Probing the Behavior of Composition‐Tunable Ultrathin PtNi Nanowires for CO Oxidation and Small‐Molecule Electrocatalytic Reactions

Abstract

AbstractWe have successfully synthesized ultrathin nanowires of pure Pt, Pt99Ni1, Pt9Ni1, and Pt7Ni3 using a modified room‐temperature soft‐template method. Analysis of both methanol oxidation reaction (MOR) and ethanol oxidation reaction (EOR) results found that the Pt7Ni3 samples yielded the best performance with specific activities of 0.36 and 0.34 mA/cm2 respectively.

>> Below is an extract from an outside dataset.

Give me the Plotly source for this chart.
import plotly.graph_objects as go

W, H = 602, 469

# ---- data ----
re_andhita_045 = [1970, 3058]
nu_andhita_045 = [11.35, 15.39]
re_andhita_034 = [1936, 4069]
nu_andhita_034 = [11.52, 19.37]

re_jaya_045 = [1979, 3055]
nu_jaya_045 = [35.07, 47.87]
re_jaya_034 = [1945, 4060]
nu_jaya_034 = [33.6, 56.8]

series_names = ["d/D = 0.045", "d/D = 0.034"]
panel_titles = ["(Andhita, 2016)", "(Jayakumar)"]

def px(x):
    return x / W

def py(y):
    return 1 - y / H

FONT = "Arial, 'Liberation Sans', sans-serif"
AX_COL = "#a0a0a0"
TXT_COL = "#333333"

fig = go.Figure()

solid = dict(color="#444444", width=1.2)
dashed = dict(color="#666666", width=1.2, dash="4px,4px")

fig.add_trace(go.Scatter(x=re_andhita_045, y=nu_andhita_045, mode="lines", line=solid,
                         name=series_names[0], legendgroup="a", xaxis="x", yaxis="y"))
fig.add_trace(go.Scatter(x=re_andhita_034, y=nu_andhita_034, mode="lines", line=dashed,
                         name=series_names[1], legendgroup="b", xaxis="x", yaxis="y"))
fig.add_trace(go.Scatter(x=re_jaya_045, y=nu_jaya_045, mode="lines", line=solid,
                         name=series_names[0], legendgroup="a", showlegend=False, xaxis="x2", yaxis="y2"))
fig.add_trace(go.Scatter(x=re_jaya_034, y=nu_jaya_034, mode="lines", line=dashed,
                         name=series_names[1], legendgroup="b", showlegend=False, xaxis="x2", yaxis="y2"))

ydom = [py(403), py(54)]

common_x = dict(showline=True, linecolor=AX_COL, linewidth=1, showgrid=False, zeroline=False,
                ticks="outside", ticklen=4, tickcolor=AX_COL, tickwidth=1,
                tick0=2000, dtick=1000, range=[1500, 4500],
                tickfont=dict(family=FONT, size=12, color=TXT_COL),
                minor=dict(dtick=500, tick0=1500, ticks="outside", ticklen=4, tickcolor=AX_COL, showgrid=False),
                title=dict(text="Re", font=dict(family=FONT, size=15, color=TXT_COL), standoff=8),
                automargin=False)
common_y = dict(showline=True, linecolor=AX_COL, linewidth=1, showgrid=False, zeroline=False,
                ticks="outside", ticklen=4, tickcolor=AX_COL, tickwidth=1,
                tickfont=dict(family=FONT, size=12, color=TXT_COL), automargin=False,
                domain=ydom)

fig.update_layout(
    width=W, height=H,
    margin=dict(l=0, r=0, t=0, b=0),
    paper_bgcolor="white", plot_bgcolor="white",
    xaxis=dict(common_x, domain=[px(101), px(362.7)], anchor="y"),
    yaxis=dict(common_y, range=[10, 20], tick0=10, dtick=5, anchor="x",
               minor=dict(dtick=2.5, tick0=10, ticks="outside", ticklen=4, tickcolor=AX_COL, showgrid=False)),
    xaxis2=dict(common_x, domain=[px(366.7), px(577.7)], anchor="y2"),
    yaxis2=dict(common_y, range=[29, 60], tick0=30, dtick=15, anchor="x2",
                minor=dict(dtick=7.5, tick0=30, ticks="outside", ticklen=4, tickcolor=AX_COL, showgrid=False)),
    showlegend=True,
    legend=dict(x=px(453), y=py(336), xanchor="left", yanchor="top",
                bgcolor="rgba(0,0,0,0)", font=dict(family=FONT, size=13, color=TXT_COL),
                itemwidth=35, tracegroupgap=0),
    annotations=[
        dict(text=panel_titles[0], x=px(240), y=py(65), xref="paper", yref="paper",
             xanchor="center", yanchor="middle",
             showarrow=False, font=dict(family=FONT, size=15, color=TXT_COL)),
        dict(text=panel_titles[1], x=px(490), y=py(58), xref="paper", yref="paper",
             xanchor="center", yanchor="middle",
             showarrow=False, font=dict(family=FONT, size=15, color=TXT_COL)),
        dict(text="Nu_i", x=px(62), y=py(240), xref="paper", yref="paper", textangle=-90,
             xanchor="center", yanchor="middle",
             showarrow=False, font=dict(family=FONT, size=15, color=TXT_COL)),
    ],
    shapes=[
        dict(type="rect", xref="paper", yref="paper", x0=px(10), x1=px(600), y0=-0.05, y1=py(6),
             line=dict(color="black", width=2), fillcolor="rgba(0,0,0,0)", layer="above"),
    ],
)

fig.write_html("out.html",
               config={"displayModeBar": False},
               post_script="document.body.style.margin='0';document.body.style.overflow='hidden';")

Additionally, formic acid oxidation reaction (FAOR) tests noted that both Pt and PtNi nanowires oxidize small organic molecules (SOMs) via an indirect pathway. CO oxidation data suggests little measurable performance without any pre‐reduction treatment; however, after annealing in H2, we detected significantly improved CO2 formation for both Pt9Ni1 and Pt7Ni3 motifs. These observations highlight the importance of pre‐treating these nanowires under a reducing atmosphere to enhance their performance for CO oxidation. To explain these findings, we collected extended x‐ray adsorption fine structure (EXAFS) spectroscopy data, consistent with the presence of partial alloying with a tendency for Pt and Ni to segregate, thereby implying the formation of a Pt‐rich shell coupled with a Ni‐rich core. We also observed that the degree of alloying within the nanowires increased after annealing in a reducing atmosphere, a finding deduced through analysis of the coordination numbers and calculations of Cowley's short range order parameters.